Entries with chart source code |
════════

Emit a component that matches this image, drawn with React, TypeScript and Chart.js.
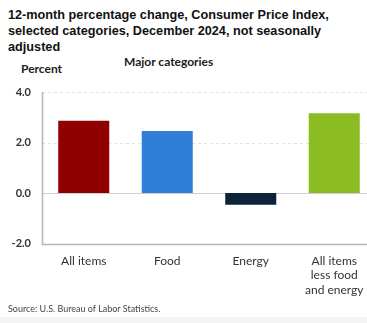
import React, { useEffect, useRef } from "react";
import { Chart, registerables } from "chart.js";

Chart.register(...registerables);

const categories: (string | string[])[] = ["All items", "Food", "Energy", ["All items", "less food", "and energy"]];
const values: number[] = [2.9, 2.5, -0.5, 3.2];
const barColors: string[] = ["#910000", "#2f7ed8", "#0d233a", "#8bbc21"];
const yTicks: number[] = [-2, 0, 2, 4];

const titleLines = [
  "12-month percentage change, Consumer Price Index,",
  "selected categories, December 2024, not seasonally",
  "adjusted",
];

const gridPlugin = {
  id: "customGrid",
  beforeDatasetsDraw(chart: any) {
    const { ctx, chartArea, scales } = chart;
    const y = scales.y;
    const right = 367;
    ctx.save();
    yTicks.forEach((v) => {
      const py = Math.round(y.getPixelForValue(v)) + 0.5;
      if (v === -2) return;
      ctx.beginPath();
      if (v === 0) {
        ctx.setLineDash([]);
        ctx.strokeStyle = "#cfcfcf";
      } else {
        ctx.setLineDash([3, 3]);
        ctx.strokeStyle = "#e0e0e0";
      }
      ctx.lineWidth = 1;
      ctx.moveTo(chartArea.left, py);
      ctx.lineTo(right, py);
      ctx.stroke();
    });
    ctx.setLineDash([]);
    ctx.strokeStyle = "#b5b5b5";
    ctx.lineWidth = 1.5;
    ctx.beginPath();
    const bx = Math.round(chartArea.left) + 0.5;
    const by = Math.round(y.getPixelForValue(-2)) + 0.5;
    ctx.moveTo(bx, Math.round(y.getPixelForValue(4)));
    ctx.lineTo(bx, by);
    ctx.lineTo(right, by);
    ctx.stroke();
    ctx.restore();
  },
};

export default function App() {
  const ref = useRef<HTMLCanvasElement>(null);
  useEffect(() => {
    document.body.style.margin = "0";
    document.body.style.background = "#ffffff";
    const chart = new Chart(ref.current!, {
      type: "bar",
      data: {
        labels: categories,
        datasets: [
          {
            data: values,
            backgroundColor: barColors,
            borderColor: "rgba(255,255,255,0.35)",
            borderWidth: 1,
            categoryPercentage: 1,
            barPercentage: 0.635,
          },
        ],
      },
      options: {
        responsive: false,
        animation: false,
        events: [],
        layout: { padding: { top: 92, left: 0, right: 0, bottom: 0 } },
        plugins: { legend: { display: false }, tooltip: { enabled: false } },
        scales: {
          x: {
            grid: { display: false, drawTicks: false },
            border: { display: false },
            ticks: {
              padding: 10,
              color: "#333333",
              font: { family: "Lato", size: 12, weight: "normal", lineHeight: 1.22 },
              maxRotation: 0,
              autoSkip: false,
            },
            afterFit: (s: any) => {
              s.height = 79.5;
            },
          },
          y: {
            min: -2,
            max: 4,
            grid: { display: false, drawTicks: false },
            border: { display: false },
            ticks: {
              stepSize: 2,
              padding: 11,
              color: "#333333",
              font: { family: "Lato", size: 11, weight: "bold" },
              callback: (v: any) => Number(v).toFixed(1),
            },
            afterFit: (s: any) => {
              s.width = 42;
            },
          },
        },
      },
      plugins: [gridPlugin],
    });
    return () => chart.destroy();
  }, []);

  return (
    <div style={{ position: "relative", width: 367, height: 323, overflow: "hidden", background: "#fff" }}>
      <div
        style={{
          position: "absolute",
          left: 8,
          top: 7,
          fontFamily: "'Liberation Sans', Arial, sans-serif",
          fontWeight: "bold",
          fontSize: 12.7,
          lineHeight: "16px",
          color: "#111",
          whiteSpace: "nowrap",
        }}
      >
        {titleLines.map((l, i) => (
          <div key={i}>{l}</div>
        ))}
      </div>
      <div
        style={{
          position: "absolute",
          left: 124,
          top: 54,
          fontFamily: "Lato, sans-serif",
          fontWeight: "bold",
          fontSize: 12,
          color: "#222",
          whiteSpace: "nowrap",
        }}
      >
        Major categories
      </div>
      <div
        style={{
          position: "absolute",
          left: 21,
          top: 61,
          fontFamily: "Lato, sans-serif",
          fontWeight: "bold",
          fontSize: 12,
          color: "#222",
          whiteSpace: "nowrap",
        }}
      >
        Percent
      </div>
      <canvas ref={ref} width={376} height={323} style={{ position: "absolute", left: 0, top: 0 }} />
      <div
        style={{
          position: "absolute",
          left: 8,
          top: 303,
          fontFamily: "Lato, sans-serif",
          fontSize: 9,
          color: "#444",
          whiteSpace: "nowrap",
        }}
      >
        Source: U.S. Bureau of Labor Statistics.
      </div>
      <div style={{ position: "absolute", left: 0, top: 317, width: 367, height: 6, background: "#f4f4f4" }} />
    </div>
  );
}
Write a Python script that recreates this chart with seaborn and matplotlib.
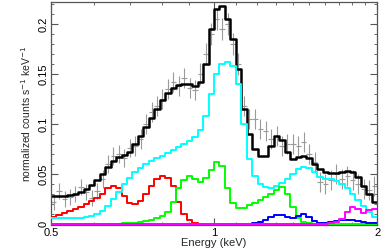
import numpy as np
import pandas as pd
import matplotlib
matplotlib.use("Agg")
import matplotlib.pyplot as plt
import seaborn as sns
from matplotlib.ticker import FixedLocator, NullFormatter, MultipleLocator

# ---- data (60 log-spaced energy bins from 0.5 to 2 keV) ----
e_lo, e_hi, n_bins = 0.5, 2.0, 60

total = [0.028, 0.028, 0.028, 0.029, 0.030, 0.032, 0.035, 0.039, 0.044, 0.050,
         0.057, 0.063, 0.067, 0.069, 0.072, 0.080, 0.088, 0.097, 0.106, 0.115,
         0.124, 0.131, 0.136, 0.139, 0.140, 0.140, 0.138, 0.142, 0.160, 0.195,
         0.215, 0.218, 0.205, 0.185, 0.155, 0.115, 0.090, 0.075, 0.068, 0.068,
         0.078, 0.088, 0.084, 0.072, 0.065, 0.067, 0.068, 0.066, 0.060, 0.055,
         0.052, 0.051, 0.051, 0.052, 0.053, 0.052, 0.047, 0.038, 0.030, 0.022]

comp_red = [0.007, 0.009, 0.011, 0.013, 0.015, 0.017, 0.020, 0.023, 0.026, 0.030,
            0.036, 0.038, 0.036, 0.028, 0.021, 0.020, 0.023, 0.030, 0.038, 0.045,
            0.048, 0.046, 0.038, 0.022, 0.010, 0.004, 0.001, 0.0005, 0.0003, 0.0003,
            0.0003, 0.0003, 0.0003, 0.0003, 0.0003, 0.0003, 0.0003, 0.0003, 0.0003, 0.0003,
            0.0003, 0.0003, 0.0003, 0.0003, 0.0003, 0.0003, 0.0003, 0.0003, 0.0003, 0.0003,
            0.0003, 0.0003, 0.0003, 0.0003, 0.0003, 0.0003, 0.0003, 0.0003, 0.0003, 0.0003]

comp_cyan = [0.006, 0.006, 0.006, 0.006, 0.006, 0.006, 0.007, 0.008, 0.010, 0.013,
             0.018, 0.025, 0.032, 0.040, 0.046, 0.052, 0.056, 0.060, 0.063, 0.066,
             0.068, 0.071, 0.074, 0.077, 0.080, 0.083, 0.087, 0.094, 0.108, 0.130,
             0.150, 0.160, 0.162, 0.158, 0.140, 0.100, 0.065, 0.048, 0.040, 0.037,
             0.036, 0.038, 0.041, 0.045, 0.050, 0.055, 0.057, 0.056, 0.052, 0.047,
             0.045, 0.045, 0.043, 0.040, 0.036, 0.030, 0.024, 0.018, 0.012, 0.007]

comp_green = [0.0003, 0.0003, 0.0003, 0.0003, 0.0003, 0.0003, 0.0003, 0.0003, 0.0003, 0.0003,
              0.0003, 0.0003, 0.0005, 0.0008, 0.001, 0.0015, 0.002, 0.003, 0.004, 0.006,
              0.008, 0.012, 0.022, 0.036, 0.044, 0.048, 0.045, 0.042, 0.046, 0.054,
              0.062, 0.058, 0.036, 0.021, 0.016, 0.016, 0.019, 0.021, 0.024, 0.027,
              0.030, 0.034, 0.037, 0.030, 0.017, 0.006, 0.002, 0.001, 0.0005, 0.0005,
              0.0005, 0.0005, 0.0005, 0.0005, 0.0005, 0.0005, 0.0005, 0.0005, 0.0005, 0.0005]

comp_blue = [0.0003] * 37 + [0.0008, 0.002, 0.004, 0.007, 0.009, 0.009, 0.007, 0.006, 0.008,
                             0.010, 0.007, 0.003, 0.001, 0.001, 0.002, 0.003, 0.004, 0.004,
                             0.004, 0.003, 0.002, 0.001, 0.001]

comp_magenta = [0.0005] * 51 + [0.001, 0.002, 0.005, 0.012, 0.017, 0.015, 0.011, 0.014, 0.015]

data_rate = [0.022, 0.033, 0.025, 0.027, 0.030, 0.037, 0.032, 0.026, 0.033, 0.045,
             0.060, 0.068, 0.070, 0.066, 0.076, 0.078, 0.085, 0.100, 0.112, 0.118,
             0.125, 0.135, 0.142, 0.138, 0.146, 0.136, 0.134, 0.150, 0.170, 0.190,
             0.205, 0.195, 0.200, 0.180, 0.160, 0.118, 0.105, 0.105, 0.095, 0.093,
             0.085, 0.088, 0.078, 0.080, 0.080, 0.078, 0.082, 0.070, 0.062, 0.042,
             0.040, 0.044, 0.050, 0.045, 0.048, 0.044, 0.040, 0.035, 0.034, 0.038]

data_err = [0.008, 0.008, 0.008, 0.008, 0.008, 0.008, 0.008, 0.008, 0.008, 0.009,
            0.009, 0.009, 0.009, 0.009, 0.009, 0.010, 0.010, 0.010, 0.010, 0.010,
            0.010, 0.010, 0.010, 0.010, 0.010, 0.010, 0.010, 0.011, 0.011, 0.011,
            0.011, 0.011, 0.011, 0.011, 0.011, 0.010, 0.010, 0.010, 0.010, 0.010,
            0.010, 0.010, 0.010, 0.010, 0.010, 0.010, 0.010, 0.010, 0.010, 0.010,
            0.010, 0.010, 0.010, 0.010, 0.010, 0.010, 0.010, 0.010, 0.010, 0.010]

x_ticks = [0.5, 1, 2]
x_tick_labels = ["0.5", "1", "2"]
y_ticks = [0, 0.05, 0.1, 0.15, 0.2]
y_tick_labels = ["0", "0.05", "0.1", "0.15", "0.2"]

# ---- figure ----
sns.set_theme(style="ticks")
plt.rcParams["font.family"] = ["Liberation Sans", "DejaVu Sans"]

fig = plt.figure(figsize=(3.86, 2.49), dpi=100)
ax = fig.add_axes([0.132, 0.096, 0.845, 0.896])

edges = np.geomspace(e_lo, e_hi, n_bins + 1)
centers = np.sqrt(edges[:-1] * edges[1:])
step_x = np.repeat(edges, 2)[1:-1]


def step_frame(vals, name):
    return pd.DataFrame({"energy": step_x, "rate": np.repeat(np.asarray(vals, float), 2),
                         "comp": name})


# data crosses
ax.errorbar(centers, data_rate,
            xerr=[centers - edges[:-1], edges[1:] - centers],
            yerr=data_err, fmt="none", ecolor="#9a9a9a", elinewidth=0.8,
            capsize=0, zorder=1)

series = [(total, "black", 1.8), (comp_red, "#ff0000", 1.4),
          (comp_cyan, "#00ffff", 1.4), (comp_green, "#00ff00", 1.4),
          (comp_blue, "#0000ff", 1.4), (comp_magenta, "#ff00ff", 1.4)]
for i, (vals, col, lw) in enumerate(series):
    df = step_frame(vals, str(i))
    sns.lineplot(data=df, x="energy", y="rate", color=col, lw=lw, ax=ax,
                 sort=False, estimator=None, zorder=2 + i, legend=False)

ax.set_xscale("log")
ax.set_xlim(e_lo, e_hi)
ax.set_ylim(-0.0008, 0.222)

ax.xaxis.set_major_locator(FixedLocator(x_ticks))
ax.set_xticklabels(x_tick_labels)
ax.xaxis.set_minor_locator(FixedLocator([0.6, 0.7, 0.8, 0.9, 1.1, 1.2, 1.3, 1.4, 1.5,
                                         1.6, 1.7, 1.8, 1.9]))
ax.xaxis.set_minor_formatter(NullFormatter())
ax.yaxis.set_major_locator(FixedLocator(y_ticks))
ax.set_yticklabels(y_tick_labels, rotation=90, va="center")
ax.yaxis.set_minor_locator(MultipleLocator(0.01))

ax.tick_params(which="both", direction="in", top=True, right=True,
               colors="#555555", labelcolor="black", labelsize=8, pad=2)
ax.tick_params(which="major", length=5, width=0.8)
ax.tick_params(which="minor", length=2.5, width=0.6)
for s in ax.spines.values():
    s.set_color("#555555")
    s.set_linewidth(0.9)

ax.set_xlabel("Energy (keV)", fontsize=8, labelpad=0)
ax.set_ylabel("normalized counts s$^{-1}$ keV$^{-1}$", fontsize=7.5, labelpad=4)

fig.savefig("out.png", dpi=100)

════════

EXERCISE |
Leaving the pictures out, write out exactly the lines from the line containing "Write a Python" through the line containing "0.018, 0.012, 0.007]", both included.

RESPONSE |
Write a Python script that recreates this chart with seaborn and matplotlib.
import numpy as np
import pandas as pd
import matplotlib
matplotlib.use("Agg")
import matplotlib.pyplot as plt
import seaborn as sns
from matplotlib.ticker import FixedLocator, NullFormatter, MultipleLocator

# ---- data (60 log-spaced energy bins from 0.5 to 2 keV) ----
e_lo, e_hi, n_bins = 0.5, 2.0, 60

total = [0.028, 0.028, 0.028, 0.029, 0.030, 0.032, 0.035, 0.039, 0.044, 0.050,
         0.057, 0.063, 0.067, 0.069, 0.072, 0.080, 0.088, 0.097, 0.106, 0.115,
         0.124, 0.131, 0.136, 0.139, 0.140, 0.140, 0.138, 0.142, 0.160, 0.195,
         0.215, 0.218, 0.205, 0.185, 0.155, 0.115, 0.090, 0.075, 0.068, 0.068,
         0.078, 0.088, 0.084, 0.072, 0.065, 0.067, 0.068, 0.066, 0.060, 0.055,
         0.052, 0.051, 0.051, 0.052, 0.053, 0.052, 0.047, 0.038, 0.030, 0.022]

comp_red = [0.007, 0.009, 0.011, 0.013, 0.015, 0.017, 0.020, 0.023, 0.026, 0.030,
            0.036, 0.038, 0.036, 0.028, 0.021, 0.020, 0.023, 0.030, 0.038, 0.045,
            0.048, 0.046, 0.038, 0.022, 0.010, 0.004, 0.001, 0.0005, 0.0003, 0.0003,
            0.0003, 0.0003, 0.0003, 0.0003, 0.0003, 0.0003, 0.0003, 0.0003, 0.0003, 0.0003,
            0.0003, 0.0003, 0.0003, 0.0003, 0.0003, 0.0003, 0.0003, 0.0003, 0.0003, 0.0003,
            0.0003, 0.0003, 0.0003, 0.0003, 0.0003, 0.0003, 0.0003, 0.0003, 0.0003, 0.0003]

comp_cyan = [0.006, 0.006, 0.006, 0.006, 0.006, 0.006, 0.007, 0.008, 0.010, 0.013,
             0.018, 0.025, 0.032, 0.040, 0.046, 0.052, 0.056, 0.060, 0.063, 0.066,
             0.068, 0.071, 0.074, 0.077, 0.080, 0.083, 0.087, 0.094, 0.108, 0.130,
             0.150, 0.160, 0.162, 0.158, 0.140, 0.100, 0.065, 0.048, 0.040, 0.037,
             0.036, 0.038, 0.041, 0.045, 0.050, 0.055, 0.057, 0.056, 0.052, 0.047,
             0.045, 0.045, 0.043, 0.040, 0.036, 0.030, 0.024, 0.018, 0.012, 0.007]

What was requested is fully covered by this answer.